I’m sure you’re wondering, as I was, what to do to prepare against sophomore year depression.
One method for remaining calm in tight spots is to “Know Thy Past.” If thou dost, thou shalt Control Thy Future. We learned it in history, so I thought it was worth a try. Seeing research as a potentially useful experience, I decided to look into that bygone era of old Stuyvesant.
As it happens, my grandfather Joseph Kalish attended Stuyvesant from 1937 to 1940. He was very enthusiastic when I asked about his experience. He lent me his yearbook and gave me a long interview. The yearbook, even then called The Indicator, contained clippings from a sixty-year-old Spectator. Seeing this, I instantly began to feel connected with my educational roots.

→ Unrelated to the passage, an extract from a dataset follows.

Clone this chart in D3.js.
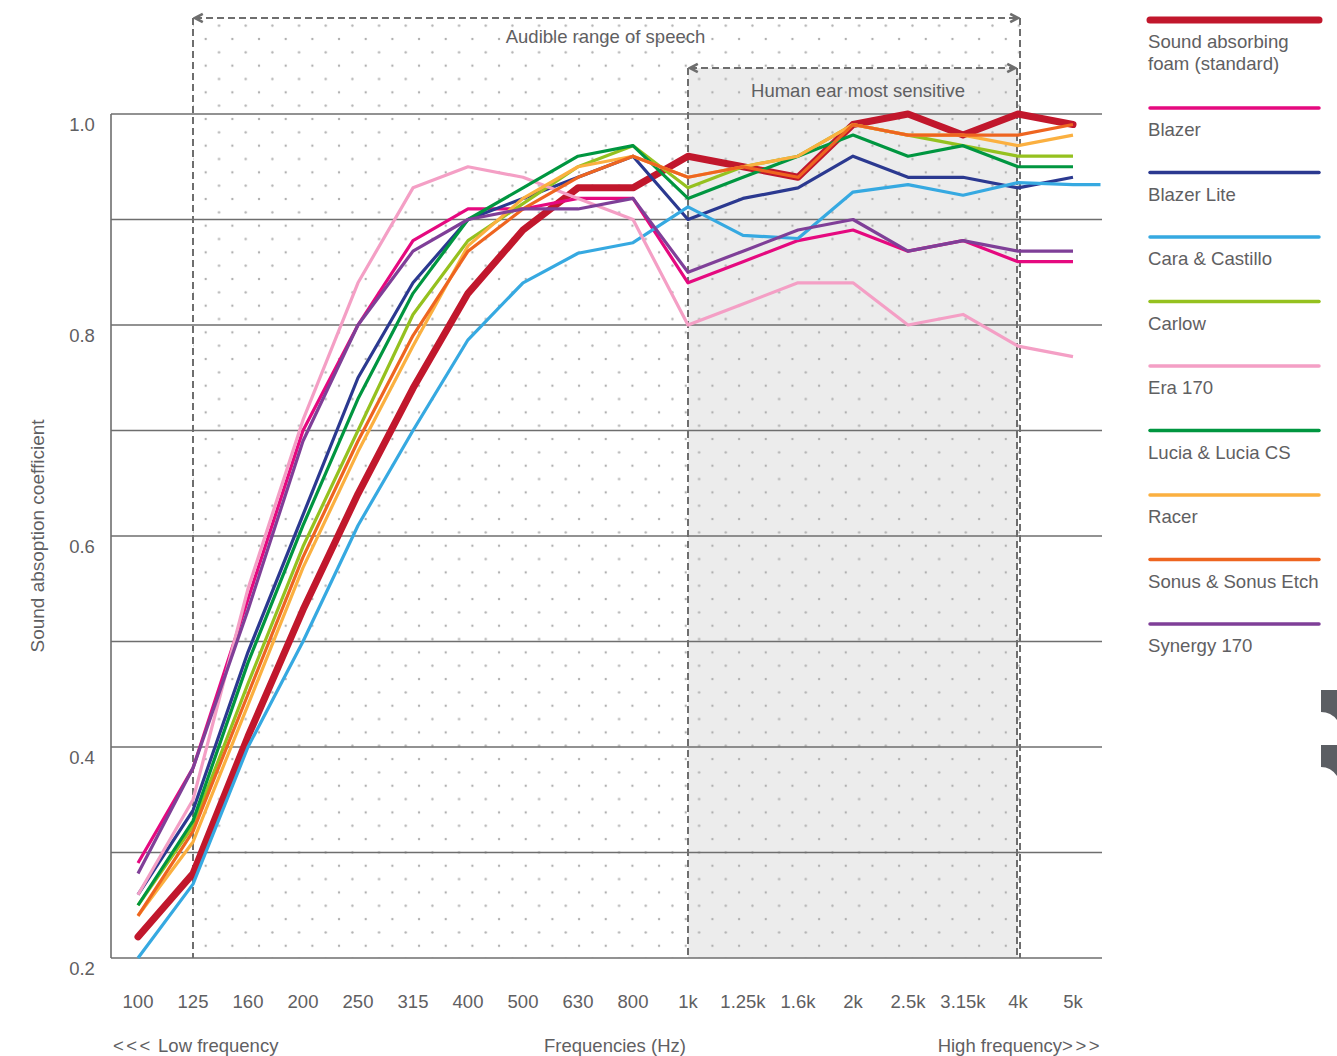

“The kids at Stuyvesant were the greatest,” my grandfather began. “They were the most fabulous graduating class that ever happened!” He was referring to the imagination and brilliance of his fellow 1940’s students. They were aspiring rocket engineers at a time when engineering was discouraged as a “closed field” and rockets more fiction than fact.
He remembers a host of fabulous teachers as well; some had even written the textbooks they used. One teacher, he recalled, told his class of nervous freshmen that the stains on the ceiling of the chemistry lab were the remains of students who had blown themselves up.
“What was it like to go to school without girls?” I asked. My grandfather furrowed his brow in thought. “Going to school without girls is like going to work,” he decided. I asked what students wore each day. “Nice clothes,” said my grandfather. “A tie, usually . . . what else? Nobody came in like now, with floppy stuff on.”
My grandfather clearly loved Stuyvesant, despite a crumbling building, long commute from the Bronx, and (he admitted) a below average football team. He attributed much of his success later in life to his prestigious high school.
After this guided tour down memory lane, full of locker room stories and eerie resemblances to the present, I returned to school with a greater sense of what attending Stuyvesant means. We have a school with a history here. Nearly one hundred years old, it has played host to tens of thousands of students. All struggled with the same problems we’ll face this year, and overcame them to become the mad scientists and poets we see in the papers today.
My inner turmoil is mostly soothed. I now see I am not a single entity drifting on a sea of stressing. I am part of a rich tradition of excellence and manic genius that students have loved and hated for years—and will go on loving and hating, ad nauseam.